Market Update - 3/30
As we head into the second week of quarantine..
We're answering your most common market questions!
After our first full week of being home with the kids and mostly telecommuting, I’ve had a chance to reflect on the rapidly changing environment that we are in and wanted to share some of my thoughts.
To begin with, the idea of telecommuting is nothing new and I think it’s going to help us weather this unprecedented storm. The issue is obviously going to be for the workers who can’t do their jobs remotely, the small businesses who lose so much business that they can’t pay their workers to continue to come to work, and the industries that are being hit hardest including hospitality, oil and gas, and the financial sector. In Arizona, we have intentionally diversified from the heavily construction based economy that we had in the early 2000s, to one with a strong IT, healthcare, and manufacturing portfolio that continues to drive growth in the area and relocation to the area. I think we’ll see the value of diversification in the coming months.
Last week was nothing short of amazing to see how the community has banded together to support each other with an immediate shift to supporting local businesses, getting the word out there through social media and local news outlets about the food banks and the blood banks in need and where volunteers can assist, and the organic partnerships that have been created as individuals and businesses share what they have and what they need creating a bartering system that fuels community connectedness and resource sharing. It is so motivating to wake up each day and see a new thread on social media about someone giving their extra roll of paper towels to a neighbor in need or a news story about the local breakfast spot serving free breakfast on the weekends. Giving back is just what we do here.
I think that we’ll also find that Arizona is going to be one of the best positioned states to enter this stage of uncertainty and to come out on top. Without minimizing the amount of financial strain and stress the stock market loss has caused and the expected job loss in certain industries will cause - there will be opportunity not as a result of the hardship but in spite of it. When COVID-19 came to the Valley, we were and still are in one of the strongest seller’s markets the Valley has ever seen. With inventory less than 50% of what it was last year in many areas and interest rates at historic lows the opportunity for buyers to buy into an appreciating market and sellers to leverage the equity in their home was unprecedented. At that rate we were going, it was expected that buyers would have to continue to compete with dozens of offers to get into their home and sellers were going to have to get good about moving quickly because the time on market was dwindling rapidly.

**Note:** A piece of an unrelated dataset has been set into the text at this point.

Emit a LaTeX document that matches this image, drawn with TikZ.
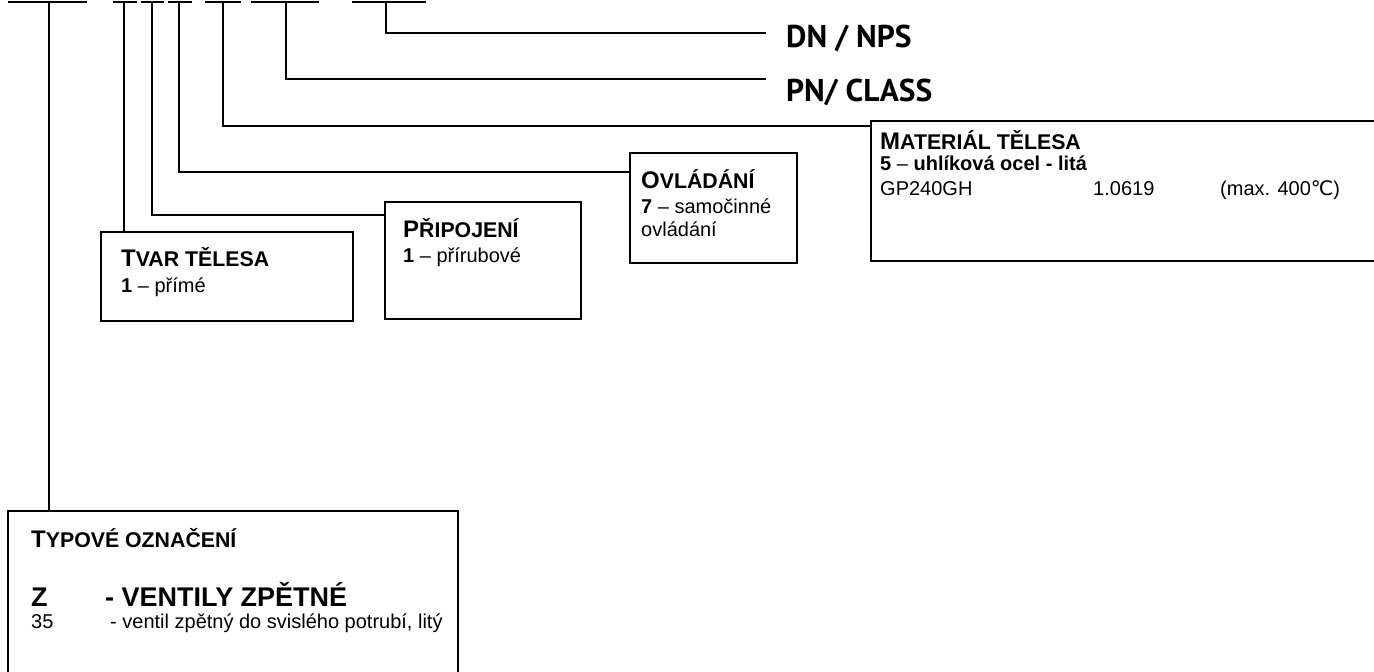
\documentclass[tikz,border=0pt]{standalone}
\usepackage{fontspec}
\setmainfont{Liberation Sans}
\newfontfamily\ptsans{PT Sans}
\newfontfamily\dejavu{DejaVu Sans}
\newcommand\hsc[2]{{\fontsize{24}{28}\selectfont\bfseries #1}{\fontsize{21.3}{24}\selectfont\bfseries #2}}
\begin{document}
\begin{tikzpicture}[x=1pt,y=-1pt,
  box/.style={draw, line width=1.3pt, anchor=north west, inner sep=0pt, outer sep=0pt},
  txt/.style={anchor=base west, inner sep=0pt, font=\fontsize{20}{23}\selectfont},
  big/.style={anchor=base west, inner sep=0pt, font=\ptsans\bfseries\fontsize{31.5}{36}\selectfont},
  conn/.style={line width=1.3pt},
  bar/.style={line width=2pt}]
\clip (0,0) rectangle (1374,672);
% top bars
\foreach \a/\b in {8/87,113/137,141/164,168/192,205/241,251/319,352/426}{
  \draw[bar] (\a,2) -- (\b,2);
}
\coordinate (t1) at (49,2);
\coordinate (t2) at (124,2);
\coordinate (t3) at (152,2);
\coordinate (t4) at (179,2);
\coordinate (t5) at (223,2);
\coordinate (t6) at (286,2);
\coordinate (t7) at (386,2);
% boxes
\node[box, minimum width=450pt, minimum height=200pt] (typ) at (8,511) {};
\node[box, minimum width=252pt, minimum height=89pt] (tvar) at (101,232) {};
\node[box, minimum width=196pt, minimum height=117pt] (prip) at (385,202) {};
\node[box, minimum width=167pt, minimum height=110pt] (ovl) at (630,153) {};
\node[box, minimum width=540pt, minimum height=140pt] (mat) at (871,121) {};
% right-side labels
\node[big] (dn) at (786,47) {DN / NPS};
\node[big] (pn) at (786,101) {PN/ CLASS};
\coordinate (dnl) at (766,33);
\coordinate (pnl) at (766,79);
% connectors
\draw[conn] (t7) |- (dnl);
\draw[conn] (t6) |- (pnl);
\draw[conn] (t5) |- (mat.west |- 0,126);
\draw[conn] (t4) |- (ovl.west |- 0,172);
\draw[conn] (t3) |- (prip.west |- 0,215);
\draw[conn] (t2) -- (t2 |- tvar.north);
\draw[conn] (t1) -- (t1 |- typ.north);
% texts
\node[txt] (tvh) at (121,266) {\hsc{T}{VAR TĚLESA}};
\node[txt] (tvb) at (121,292) {\textbf{1} – přímé};
\node[txt] (prh) at (403,237) {\hsc{P}{ŘIPOJENÍ}};
\node[txt] (prb) at (403,262) {\textbf{1} – přírubové};
\node[txt] (ovh) at (641,188) {\hsc{O}{VLÁDÁNÍ}};
\node[txt] (ovb1) at (641,213) {\textbf{7} – samočinné};
\node[txt] (ovb2) at (641,236) {ovládání};
\node[txt] (mah) at (880,149) {\hsc{M}{ATERIÁL TĚLESA}};
\node[txt] (mab) at (880,170) {\textbf{5} – \textbf{uhlíková ocel - litá}};
\node[txt] (ma1) at (880,195) {GP240GH};
\node[txt] (ma2) at (1093,195) {1.0619};
\node[txt] (ma3) at (1220,195) {(max. 400{\dejavu ℃})};
\node[txt] (tyh) at (31,547) {\hsc{T}{YPOVÉ OZNAČENÍ}};
\node[txt, font=\bfseries\fontsize{27}{31}\selectfont] (tyz) at (31,606) {Z};
\node[txt, font=\bfseries\fontsize{27}{31}\selectfont] (tyv) at (105,606) {- VENTILY ZPĚTNÉ};
\node[txt] (ty35) at (31,628) {35};
\node[txt] (tyd) at (110,628) {- ventil zpětný do svislého potrubí, litý};
\end{tikzpicture}
\end{document}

At the beginning of last week, we started to see a fluctuation in the interest rates that scared consumers. It's hard to keep interest rate fluctuation in perspective when its tied to a global pandemic but whether your interest rate starts with a 3 or a 4, you are doing pretty good. The problem really was for those buyers who were looking at the top of their price range or who were prequalified during the first week of March when interest rates dipped and then their monthly payment was suddenly significantly higher. Our team is checking the numbers with the lender before every offer that we put in and making sure we’re having conversations about the range in monthly payments you can expect based on the daily fluctuation and making sure that we’re looking in a price range where that range is comfortable for you.
Towards the middle of last week, we started to field a lot of questions about a recession and what that could mean for the local housing market. While interest rates dominated the minds of consumers with the fall of the stock market at the beginning of the week, the middle of the week brought extended school closures, sheltering in place, and take-out only options from restaurants which started to immediately impact the wages of some and the life savings of others. It also begged the question of how we would fare differently during this stock market crash than we did in the early 2000s - a question answered only by how different the circumstances are this time. In 2005, the housing market started to fall because the demand was mostly false and so when demand literally fell off a cliff in 2006, so did the marketability and value of homes. The demand now is only 4% above average but the driver of the housing prices is not demand, it is supply. Builders have been playing catch up for the last 2 years after 10 years of under building - and will likely not be able to build as much as they had hoped this year due to a shortage of material and labor, a factor that certainly won’t aid in a flood of supply. The hardship will likely cause some renters to not be able to pay rent, evictions to follow and maybe some sales of rentals as landlords need to liquidate cash - that would be a welcome addition of supply to an extremely under supplied market. Same with homeowners who need to leverage the equity in their home to downsize or to make payments - housing is still a basic necessity and a sale will still create the need for another house if the owner occupant stays local.
As we closed out the week, we started seeing some of these midweek predictions come to light as we are already seeing a higher number of listings come on to the market - with 2750 new listings in the last 7 days up 10% from this same week last year. With the recent announcement by some of the top iBuyers including Opendoor cancelling escrows leaving clients who previously relied on their “easy” and “sure” way of selling high and dry and AirBnBs being put on the market due to a lack of bookings adding some much needed entry level inventory to the market, I’d expect to be busy this week helping clients navigate the moving and selling process in these cautious times.
We’re taking extra precautions when showing property, have virtual solutions for getting our seller’s priced and marketed, and will continue to provide information through our social media challenges as we have it from local, reputable, trusted sources who understand our local market. Whether its an extra can of soup, picking up donations for a local shelter, or posting your restaurants curbside menu, we are in this together and for the long haul.